1. Put calorie and serving size information in larger type at the top of the label so it’s immediately clear how much you are eating.
2. Make the ingredient list easier to read by printing it in regular type instead of all capital letters. Use bullets to separate ingredients rather than allowing them to all run together.
3. List minor ingredients and allergens separately from the main ingredient list. Highlight allergy information in red.
4. List similar ingredients together and show the percentage by weight. For instance, sugar, corn syrup, high fructose corn syrup and grape juice concentrate are all forms of sugar and should be listed in parenthesis under the catchall heading “sugars.”

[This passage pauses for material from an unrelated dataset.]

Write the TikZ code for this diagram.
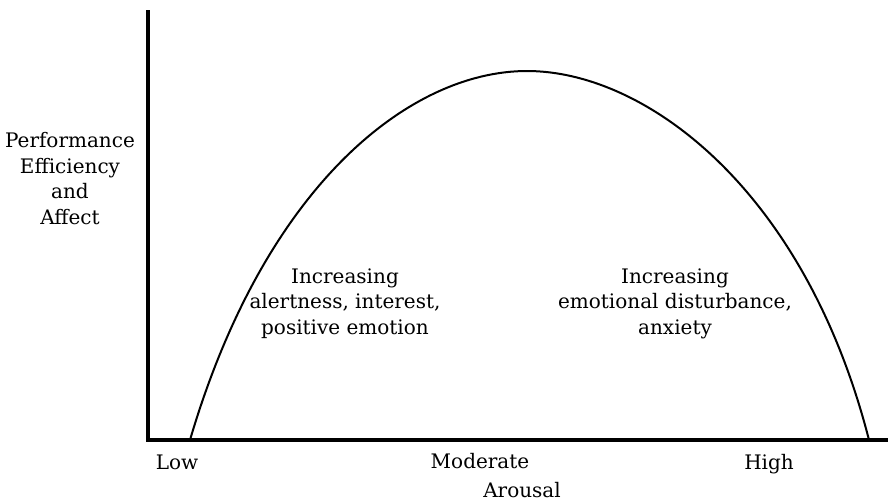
\documentclass[tikz,border=0pt]{standalone}
\usepackage{fontspec}
\setmainfont{DejaVu Serif}
\usetikzlibrary{positioning}

\begin{document}
\begin{tikzpicture}[
      x=0.5pt, y=-0.5pt,
      font=\fontsize{10}{12.8}\selectfont,
      eje/.style={line width=2pt},
      curva/.style={line width=1pt},
      et/.style={align=center, inner sep=0pt},
    ]
    \useasboundingbox (0,0) rectangle (888,499);

    % =============== PUNTOS ==============================================
    \coordinate (o)    at (148,440);
    \coordinate (ytop) at (148,10);
    \coordinate (xend) at (888,440);
    \coordinate (ini)  at (190,440);
    \coordinate (cima) at (527,71);
    \coordinate (fin)  at (869,440);

    % =============== EJES Y CURVA ========================================
    \draw[eje] (ytop) -- (o) -- (xend);
    \draw[curva] (ini) .. controls (265,185) and (410,71) .. (cima)
                       .. controls (646,71) and (805,190) .. (fin);

    % =============== ROTULOS =============================================
    \node[et, anchor=north] (ylab) at (70,132) {Performance\\Efficiency\\and\\Affect};
    \node[et, anchor=north] (alerta) at (345,268) {Increasing\\alertness, interest,\\positive emotion};
    \node[et, anchor=north] (ansia)  at (675,268) {Increasing\\emotional disturbance,\\anxiety};

    \node[anchor=base, inner sep=0pt] (low)  at (177,469) {Low};
    \node[anchor=base, inner sep=0pt] (mod)  at (480,468) {Moderate};
    \node[anchor=base, inner sep=0pt] (high) at (769,469) {High};
    \node[anchor=base, inner sep=0pt] (arousal) at (522,497) {Arousal};
  \end{tikzpicture}
\end{document}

5. Use red labeling and the word “high” when a product has more than 20 percent of the daily recommendation for fats, sugars, sodium or cholesterol.
6. Make it clear which sugars are added to the product versus those that occur naturally.
7. Display prominently the percentage of whole grains contained in a product.
8. List caffeine content.

This image shows some of the proposed revisions. You can see and read more here.

I’m curious to see what the labels finally end up looking like!